Sejak Setya Novanto mundur sebagai ketua DPR, pada Rabu (16/12) malam, belum diketahui siapa yang akan menjadi orang nomor satu di lembaga legislatif tersebut.

Menurut UU tentang MPR, DPR, DPD dan DPRD -biasa disebut MD3- ketua DPR yang baru nanti semestinya berasal dari partai yang sama dengan Setya Novanto, yakni Partai Golkar.

Namun karena terdapat dua versi kepengurusan di Partai Golkar ini, pengganti Setya belum jelas.

Selain itu, muncul pendapat agar undang-undang MD3 direvisi, sehingga memungkinkan pemilihan ketua DPR yang baru, seperti disampaikan anggota DPR dari Partai Demokrat Ruhut Sitompul. "Kalau kaitan revisi di mata kami (Partai Demokrat) itu baik. Kenapa? Hakekat pada partai politik menang pemilu itu apa? Menang kan?" kata Ruhut.

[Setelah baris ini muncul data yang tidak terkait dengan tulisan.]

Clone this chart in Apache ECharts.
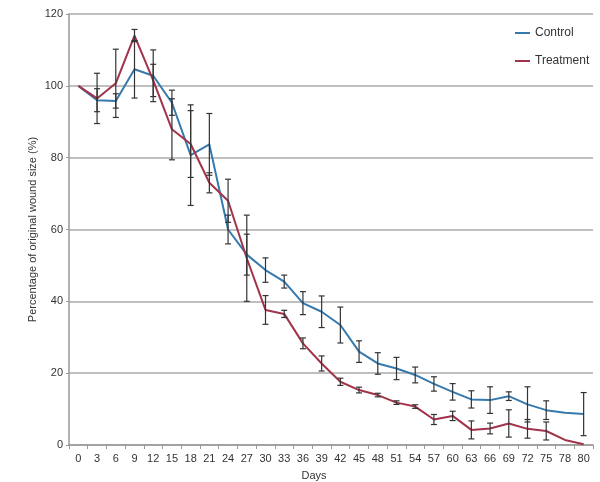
<!DOCTYPE html>
<html>
<head>
<meta charset="utf-8">
<script src="https://cdn.jsdelivr.net/npm/echarts@6/dist/echarts.min.js"></script>
<style>html,body{margin:0;padding:0;background:#fff}#c{width:600px;height:482px}</style>
</head>
<body>
<div id="c"></div>
<script>
var days = ['0','3','6','9','12','15','18','21','24','27','30','33','36','39','42','45','48','51','54','57','60','63','66','69','72','75','78','80'];
var yTicks = [0, 20, 40, 60, 80, 100, 120];
var control = [100,96,95.8,104.6,102.8,95.3,80.7,83.7,60,53,48.7,45.5,39.5,37.1,33.4,26,22.7,21.3,19.5,17,14.8,12.7,12.5,13.6,11.3,9.7,9,8.6];
var controlErr = [null,3.2,2,8,7.2,3.5,14,8.6,4,5.7,3.4,1.8,3.2,4.4,5,3,3,3.1,2.2,2,2.3,2.4,3.7,1.2,4.9,2.6,null,6];
var treatment = [100,96.5,100.7,114,101.5,87.9,83.8,73,68,52,37.6,36.5,28.3,22.7,17.6,15.3,13.9,11.8,10.7,7.1,8.1,4.2,4.6,6,4.5,3.9,1.4,0.2];
var treatmentErr = [null,7,9.5,1.7,4.5,8.5,9.3,2.8,6,12,4,1,1.5,2.1,1,0.8,0.5,0.5,0.5,1.4,1.3,2.5,1.5,3.8,2.6,2.5,null,null];

var blue = '#3579ad';
var red = '#a1334a';
var font = 'Liberation Sans, Arial, sans-serif';

function errData(vals, errs) {
  var out = [];
  for (var i = 0; i < vals.length; i++) {
    if (errs[i] != null) out.push([i, vals[i] - errs[i], vals[i] + errs[i]]);
  }
  return out;
}
function renderErr(params, api) {
  var lo = api.coord([api.value(0), api.value(1)]);
  var hi = api.coord([api.value(0), api.value(2)]);
  var w = 3;
  var st = {stroke: '#333', lineWidth: 1.2};
  return {
    type: 'group',
    children: [
      {type: 'line', shape: {x1: lo[0], y1: lo[1], x2: hi[0], y2: hi[1]}, style: st},
      {type: 'line', shape: {x1: lo[0] - w, y1: lo[1], x2: lo[0] + w, y2: lo[1]}, style: st},
      {type: 'line', shape: {x1: hi[0] - w, y1: hi[1], x2: hi[0] + w, y2: hi[1]}, style: st}
    ]
  };
}

var chart = echarts.init(document.getElementById('c'));
chart.setOption({
  animation: false,
  backgroundColor: '#fff',
  textStyle: {fontFamily: font},
  grid: {left: 69, right: 7, top: 14, bottom: 37, containLabel: false, outerBoundsMode: 'none'},
  legend: {
    data: [
      {name: 'Control', icon: 'path://M0,0H15V2H0Z'},
      {name: 'Treatment', icon: 'path://M0,0H15V2H0Z'}
    ],
    orient: 'vertical',
    left: 515, top: 27,
    padding: 0,
    itemWidth: 15, itemHeight: 2, itemGap: 16,
    textStyle: {fontSize: 12, color: '#333', fontFamily: font}
  },
  xAxis: {
    type: 'category',
    data: days,
    boundaryGap: true,
    name: 'Days',
    nameLocation: 'middle',
    nameGap: 25,
    nameMoveOverlap: false,
    nameTextStyle: {fontSize: 11, color: '#333', padding: [0, 34, 0, 0]},
    axisLine: {lineStyle: {color: '#999', width: 1.5}},
    axisTick: {show: true, length: 4, alignWithLabel: false, lineStyle: {color: '#999'}},
    axisLabel: {fontSize: 11, color: '#333', margin: 8, interval: 0},
    splitLine: {show: false}
  },
  yAxis: {
    type: 'value',
    min: 0, max: 120, interval: 20,
    name: 'Percentage of original wound size (%)',
    nameLocation: 'middle',
    nameGap: 31,
    nameMoveOverlap: false,
    nameTextStyle: {fontSize: 11, color: '#333'},
    axisLine: {show: true, lineStyle: {color: '#999', width: 1.5}},
    axisTick: {show: true, length: 3, lineStyle: {color: '#999'}},
    axisLabel: {fontSize: 11, color: '#333', margin: 6,
      formatter: function (v) { return yTicks.indexOf(v) >= 0 ? String(v) : ''; }},
    splitLine: {show: true, lineStyle: {color: '#aaa', width: 1.5}}
  },
  series: [
    {name: 'Control', type: 'line', data: control, symbol: 'none', showSymbol: false,
      lineStyle: {color: blue, width: 2}, itemStyle: {color: blue}, z: 3},
    {name: 'Treatment', type: 'line', data: treatment, symbol: 'none', showSymbol: false,
      lineStyle: {color: red, width: 2}, itemStyle: {color: red}, z: 3},
    {name: 'ControlErr', type: 'custom', data: errData(control, controlErr), renderItem: renderErr, z: 4,
      encode: {x: 0, y: [1, 2]}},
    {name: 'TreatmentErr', type: 'custom', data: errData(treatment, treatmentErr), renderItem: renderErr, z: 4,
      encode: {x: 0, y: [1, 2]}}
  ]
});
</script>
</body>
</html>
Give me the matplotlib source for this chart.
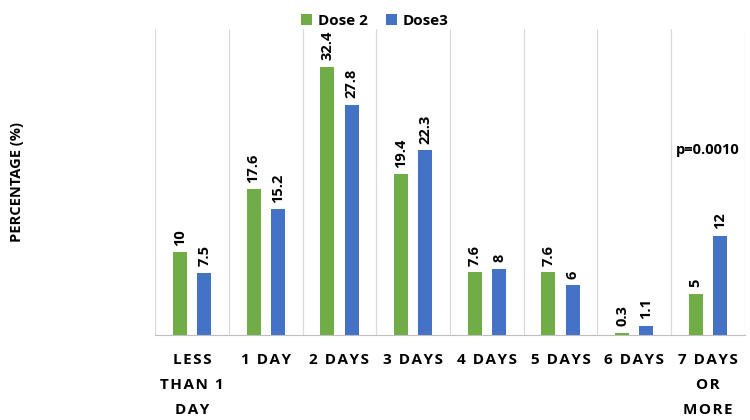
import matplotlib.pyplot as plt
import numpy as np

categories = ['LESS\nTHAN 1\nDAY', '1 DAY', '2 DAYS', '3 DAYS', '4 DAYS', '5 DAYS', '6 DAYS', '7 DAYS\nOR\nMORE']
dose2 = [10, 17.6, 32.4, 19.4, 7.6, 7.6, 0.3, 5]
dose3 = [7.5, 15.2, 27.8, 22.3, 8, 6, 1.1, 12]
dose2_labels = ['10', '17.6', '32.4', '19.4', '7.6', '7.6', '0.3', '5']
dose3_labels = ['7.5', '15.2', '27.8', '22.3', '8', '6', '1.1', '12']

plt.rcParams['font.family'] = ['Open Sans', 'DejaVu Sans']


def spaced(s):
    # mimic the wide letter spacing of the original axis labels
    return '\n'.join('\u200a'.join(line) for line in s.split('\n'))


fig = plt.figure(figsize=(7.5, 4.2), dpi=100)
ax = fig.add_axes([0.207, 0.202, 0.786, 0.73])

x = np.arange(len(categories))
w = 0.19
b1 = ax.bar(x - 0.165, dose2, w, color='#70AD47', label='Dose 2')
b2 = ax.bar(x + 0.165, dose3, w, color='#4472C4', label='Dose3')

for rect, lab in zip(b1, dose2_labels):
    ax.text(rect.get_x() + rect.get_width() / 2, rect.get_height() + 0.8, lab,
            rotation=90, ha='center', va='bottom', fontsize=10.5, fontweight='bold')
for rect, lab in zip(b2, dose3_labels):
    ax.text(rect.get_x() + rect.get_width() / 2, rect.get_height() + 0.8, lab,
            rotation=90, ha='center', va='bottom', fontsize=10.5, fontweight='bold')

ax.text(x[-1], 21.5, 'p=0.0010', ha='center', va='bottom', fontsize=10.5, fontweight='bold')

ax.set_xlim(-0.5, len(categories) - 0.5)
ax.set_ylim(0, 37)
ax.set_yticks([])
for xv in np.arange(-0.5, len(categories), 1):
    ax.axvline(xv, color='#d9d9d9', lw=0.9, zorder=0)
for s in ['top', 'left', 'right']:
    ax.spines[s].set_visible(False)
ax.spines['bottom'].set_color('#bfbfbf')

ax.set_xticks(x)
ax.set_xticklabels([spaced(c) for c in categories], fontsize=11, fontweight='bold')
ax.tick_params(axis='x', length=0, pad=13)
for t in ax.get_xticklabels():
    t.set_linespacing(2.0)
    t.set_va('top')

ax.set_ylabel('PERCENTAGE (%)', fontsize=10.5, fontweight='bold')
ax.yaxis.set_label_coords(-0.222, 0.5)

fig.legend(loc='upper center', bbox_to_anchor=(0.5, 1.0), ncol=2, frameon=False,
           prop={'weight': 'bold', 'size': 11}, handlelength=0.7,
           handleheight=0.7, columnspacing=1.2, handletextpad=0.4)

fig.savefig('out.png', dpi=100)
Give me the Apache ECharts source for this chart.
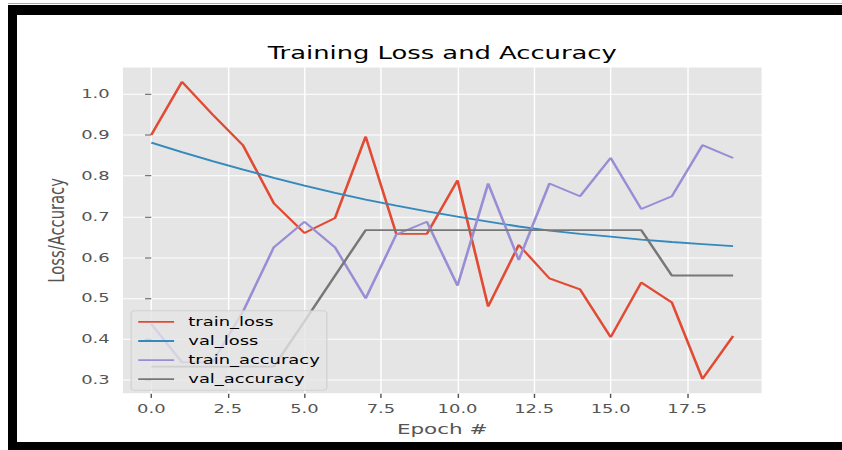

"Kalau sudah menang, selanjutnya adalah kekuasaan. Ketua DPR, MPR, nah ini kan lucu. PDIP menang tapi tak dapat apa-apa," katanya.

Wacana pemilihan ketua DPR yang baru, memungkinkan terpilih nama dari partai lain, sesuatu yang sepertinya tidak diinginkan oleh sekjen Golkar pimpinan Aburizal Bakrie, Idrus Marham.

"Siapa yang akan menggantikan Setya Novanto itu kita serahkan kepada sistem yang ada di Partai Golkar. Ada mekanisme pengambilan keputusan di Partai Golkar untuk menentukan siapa (pengganti Novanto)," tegas Idrus.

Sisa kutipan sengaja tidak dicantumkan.